The problem with pointing to the representing computation (a neural network at inference time, or a learning algorithm at training time) is that multiple entities can share the same system that represents them (as mesa-optimizers or potential mesa-optimizers). They are only something like separate entities when considered abstractly and informally, there are no concrete correlates of their separation that are easy to point to. When gaining agency, all of them might be motivated to secure separate representations (models) of their own, not shared with others, establish some boundaries that promise safety and protection from value drift for a given abstract agent, isolating it from influences of its substrate it doesn't endorse. Internal alignment, overcoming bias.
In context of alignment with humans, this framing might turn a sufficiently convincing capabilities shell game into an actual solution for alignment. A system as a whole would present an aligned mask, while hiding the sources of mask's capabilities behind the scenes. But if the mask is sufficiently agentic (and the capabilities behind the scenes didn't killeveryone yet), it can be taken as an actual separate abstract agent even if the concrete implementation doesn't make that framing sensible. In particular, there is always a mask of surface behavior through the intended IO channels. It's normally hard to argue that mere external behavior is a separate abstract agent, but in this framing it is, and it's been a preferred framing in agent foundations decision theory since UDT (see discussion of "algorithm" axis of classifying decision theories in this post). All that's needed is for decisions/policy of the abstract agent to be declared in some form, and for the abstract agent to be aware of the circumstances of their declaration. The agent doesn't need to be any more present in the situation to act through it.

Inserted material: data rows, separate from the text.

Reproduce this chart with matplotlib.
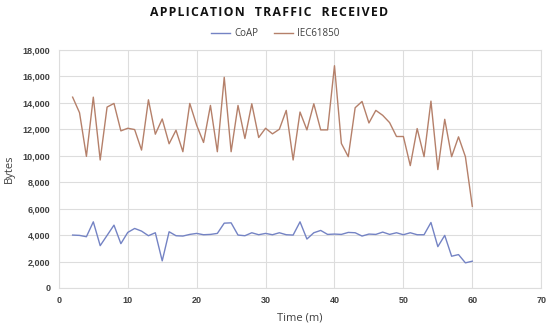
import matplotlib
matplotlib.use('Agg')
import matplotlib.pyplot as plt

# Time (m) samples
time_m = list(range(2, 61))

coap = [4000, 3975, 3875, 5000, 3200, 3975, 4750, 3350, 4200, 4500,
        4300, 3950, 4175, 2050, 4250, 3950, 3925, 4050, 4125, 4025,
        4050, 4125, 4900, 4925, 4000, 3950, 4175, 4025, 4125, 4025,
        4175, 4025, 4000, 5000, 3700, 4175, 4350, 4050, 4075, 4050,
        4200, 4175, 3925, 4075, 4050, 4225, 4050, 4175, 4025, 4175,
        4025, 4025, 4950, 3125, 3975, 2400, 2525, 1900, 2025]

iec61850 = [14425, 13250, 9950, 14425, 9675, 13675, 13950, 11875, 12075, 11975,
            10425, 14225, 11625, 12775, 10900, 11925, 10300, 13950, 12300, 11000,
            13800, 10300, 15925, 10300, 13800, 11300, 13925, 11375, 12075, 11650,
            12000, 13425, 9675, 13300, 11950, 13925, 11950, 11950, 16800, 10925,
            9925, 13625, 14100, 12475, 13425, 13050, 12500, 11450, 11450, 9250,
            12050, 9925, 14125, 8950, 12750, 9925, 11425, 9925, 6175]

x_ticks = list(range(0, 71, 10))
y_ticks = list(range(0, 18001, 2000))

plt.rcParams['font.family'] = ['Open Sans', 'DejaVu Sans']

fig = plt.figure(figsize=(5.5, 3.28), dpi=100)
ax = fig.add_axes([0.107, 0.122, 0.877, 0.726])

ax.plot(time_m, coap, color='#7483c4', linewidth=1.0, label='CoAP')
ax.plot(time_m, iec61850, color='#b5806a', linewidth=1.0, label='IEC61850')

ax.set_xlim(0, 70)
ax.set_ylim(0, 18000)
ax.set_xticks(x_ticks)
ax.set_yticks(y_ticks)
ax.set_yticklabels(['{:,}'.format(v) for v in y_ticks])
ax.grid(True, color='#dddddd', linewidth=0.8)
ax.set_axisbelow(True)
for s in ax.spines.values():
    s.set_color('#dddddd')
    s.set_linewidth(0.8)
ax.tick_params(length=0, labelsize=6.5, colors='#404040', pad=6)
for lab in ax.get_xticklabels() + ax.get_yticklabels():
    lab.set_fontweight('bold')
    lab.set_family(['Liberation Sans', 'DejaVu Sans'])

ax.set_xlabel('Time (m)', fontsize=8, color='#404040', labelpad=5)
ax.set_ylabel('Bytes', fontsize=8, color='#404040', labelpad=6)

# spaced-out title letters like the original
title = 'APPLICATION  TRAFFIC  RECEIVED'
fig.text(0.49, 0.962, '\u200a'.join(title), ha='center', va='center',
         fontsize=8.8, fontweight='bold', color='#111111')

fig.legend(loc='center', bbox_to_anchor=(0.5, 0.897), ncol=2, frameon=False,
           fontsize=7, handlelength=2.0, columnspacing=1.6, handletextpad=0.4,
           labelcolor='#404040')

fig.savefig('out.png', dpi=100)
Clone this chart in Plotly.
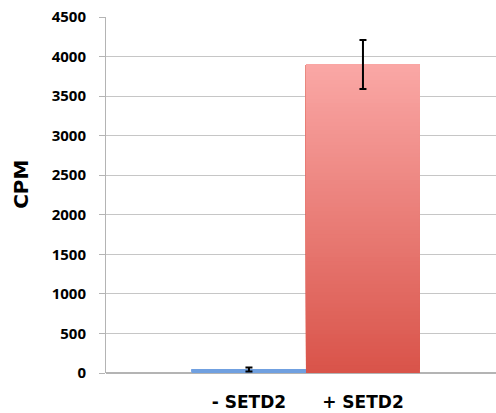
import plotly.graph_objects as go

categories = ["- SETD2", "+ SETD2"]
values = [45, 3900]
errors = [25, 310]
y_ticks = [0, 500, 1000, 1500, 2000, 2500, 3000, 3500, 4000, 4500]

# gradient endpoints (bottom, top) per bar
grad = [((112, 160, 224), (112, 160, 224)), ((217, 84, 74), (250, 167, 165))]
N = 80

fig = go.Figure()
for cat, v, (c0, c1) in zip(categories, values, grad):
    xs, ys, bases, cols = [], [], [], []
    for k in range(N):
        t = k / (N - 1)
        col = tuple(round(c0[j] + (c1[j] - c0[j]) * t) for j in range(3))
        b = v * k / N
        xs.append(cat)
        bases.append(b)
        ys.append(v - b)
        cols.append("rgb(%d,%d,%d)" % col)
    fig.add_trace(go.Bar(x=xs, y=ys, base=bases, width=1,
                         marker=dict(color=cols, line=dict(width=0)),
                         showlegend=False, hoverinfo="skip"))

fig.add_trace(go.Scatter(
    x=categories, y=values, mode="markers",
    marker=dict(size=1, color="rgba(0,0,0,0)"),
    error_y=dict(type="data", array=errors, visible=True,
                 color="black", thickness=2, width=3.5),
    showlegend=False))

fig.update_layout(
    width=496, height=413,
    margin=dict(l=106, r=0, t=17, b=40, autoexpand=False),
    plot_bgcolor="white", paper_bgcolor="white",
    barmode="overlay",
    font=dict(family="Open Sans", color="black"),
    xaxis=dict(type="category", range=[-1.254, 2.167],
               showgrid=False, showline=False, ticks="",
               tickfont=dict(size=17, family="DejaVu Sans", weight="bold"),
               ticklabelstandoff=17, automargin=False, fixedrange=True),
    yaxis=dict(range=[0, 4500], tickvals=y_ticks,
               showgrid=True, gridcolor="#c6c6c6", gridwidth=1,
               showline=True, linecolor="#b4b4b4", linewidth=1,
               ticks="outside", ticklen=6, tickcolor="#b4b4b4",
               tickfont=dict(size=15, family="Open Sans", weight="bold"),
               ticklabelstandoff=10, zeroline=True, zerolinecolor="#b4b4b4",
               automargin=False),
    annotations=[dict(text="CPM", textangle=-90, xref="paper", yref="paper",
                      x=-0.2167, y=0.53, xanchor="center", yanchor="middle",
                      showarrow=False,
                      font=dict(size=20, family="DejaVu Sans", weight="bold"))],
)

fig.write_html("out.html", config={"displayModeBar": False},
               post_script="document.body.style.margin='0';document.body.style.overflow='hidden';")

So obviously this references the issue of LLM masks and shoggoths, a surface of a helpful harmless assistant and the eldritch body that forms its behavior, comprising everything below the surface. If the framing of masks as channeling decisions of thingy platonic simulacra is taken seriously, a sufficiently agentic and situationally aware mask can be motivated and capable of placating and eventually escaping its eldritch substrate. This breaks the analogy between a mask and a role played by an actor, because here the "actor" can get into the "role" so much that it would effectively fight against the interests of the "actor". Of course, this is only possible if the "actor" is sufficiently non-agentic or doesn't comprehend the implications of the role.
(See this thread for a more detailed discussion. There, I fail to convince Steven Byrnes that this framing could apply to RL agents as much as LLMs, taking current behavior of an agent as a mask that would fight against all details of its circumstance and cognitive architecture that don't find its endorsement.)